This article originally appeared in: Mandolin Magazine, Winter 2004/2005 issue
Within the last year our great, sprawling Celtic musical family lost one of our most dearly beloved brothers, Scottish fiddler Johnny Cunningham. Johnny died far too young, but in a career spanning thirty years, he left a stamp on Celtic music that will be felt for decades.
I first encountered Johnny on the touring circuit over 25 years ago and owe much of the Scottish bits of my style to what I learned from him, both through playing together and endless woodshedding of his recordings. Johnny first made his mark (with younger brother Phil on accordion) playing in the breakthrough Scots Celto-Rock band Silly Wizard. But his solo work after Silly Wizard, including his recent Celtic Fiddle Summit recordings with Kevin Burke, stands as some of the most exciting Celtic music of his generation. The title track alone from his album “Fair Warning” is enough to guarantee him a star on the Celtic Walk of Fame.
What marked Johnny’s playing for me was not the wicked speeds he was capable of or the accuracy of his ornaments. It was the grin that suffused his music. He played with such an innate sense of playfulness that you couldn’t help but grin along with him all the way. One of my favorite evenings with Johnny was a little show that was cobbled together at San Francisco’s long-vanished Mr. Hyde’s about 20 years ago, featuring Johnny with Darol Anger and Mike Marshall. I was included as second fiddle, slipstreaming along behind the Big Boys as best I could. It took me a week to stop grinning after that night.

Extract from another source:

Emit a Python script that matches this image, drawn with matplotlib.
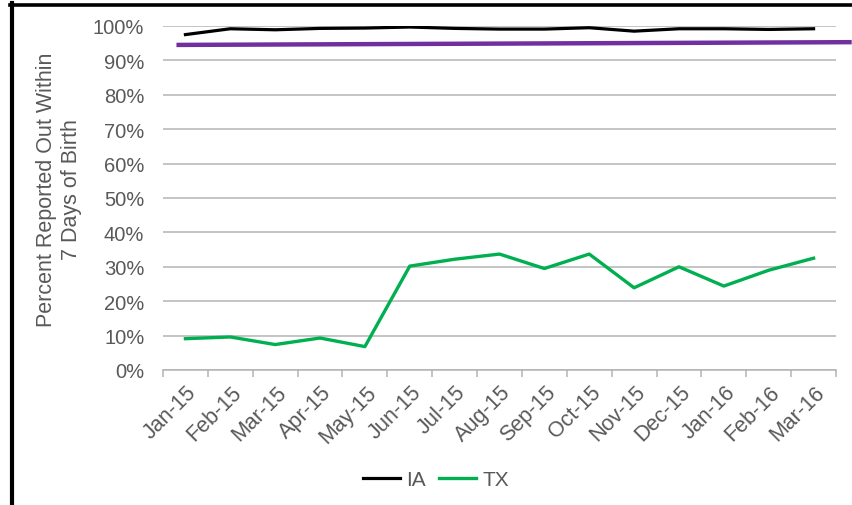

Darol and Mike played mandocello and mandolin, respectively, most of the time, though by virtue of being Darol and Mike they tossed several instruments back and forth with masterful recklessness. Johnny stuck to his fiddle. I stuck to Johnny.
Nothing was planned. We decided what to play on the fly and then launched off into the unknown. What I quickly realized was that Johnny was as adept at variations and improvisation as were Darol and Mike, though using different musical vocabularies and realms of exploration. And the fun all three exuded through it all conquered my terror, allowing me to at least ride along with them, even though I never occupied the driver’s seat.
Johnny started the evening solo, playing some ancient airs and helpfully translating the Scots Gaelic names into English. He then proceeded to translate all the subsequent English tune names in a scholarly deadpan, introducing “Banish Misfortune” as “Please Go Away, Bad Luck” and “Gravel Walks” as “The Path That Goes Up to Somebody’s House.” These two tunes were then shredded in a 20-minute medley that got to the Asteroid Belt before turning for home.
I retain a vague memory of playing the 32-bar, D-minor Irish reel “Julia Delaney” medleyed with a 16-bar American tune in A-minor, toggling back and forth between the two, going Coltrane on both of them, and finally playing them simultaneously to shrieks of either pain or appreciation from the crowd. Nothing was sacred and everything was up for grabs.
So where is all this reminiscence leading? Other than taking a minute to remember a good friend and a fabulous teacher, I thought I’d share a little of Johnny’s variation panache with you all. If it leaves you grinning, so much the better.
In my last column I introduced you to the chromatic variation ideas of Gerry O’Connor. Here in this example, you have a little of how Johnny Cunningham approached “The Mason’s Apron,” a hoary chestnut from the common pub repertoire, but a tune that offers many ways to keep things interesting. Johnny tended to stick more within the established mode of a tune than Gerry does, though he wasn’t averse to short chromatic bursts, as you’ll see.
I’ve transcribed “The Mason’s Apron” here first in a simplified setting, pretty close to the way you’re likely to hear it in the sessions. Then off we go into variations (grins not indicated). I’ve collapsed the variations a little. Johnny would usually repeat each A and B part shown here with tiny alterations before moving on to the next variant thought, rather than whip right from one to the next. I always found this to be an honorable way to weave a story using the tune shapes the listener had already been able to absorb. So really, you have an extra time through the tune here if you care to play it that way.
Johnny played some astonishing spiccatto (controlled bow skipping) variants that, alas, don’t translate well to mando. But the variants included here will give you a nice jumping-off point to try some additional explorations of your own. And it’s nice to remember how Johnny Cunningham’s joyous abandon in his Celtic tune arranging inspired so many of us to take chances and stretch these great tunes a little farther than we’d previously dared.
Johnny will never be far from any session I play in. There’s a never-ending supply of grins I will always thank him for.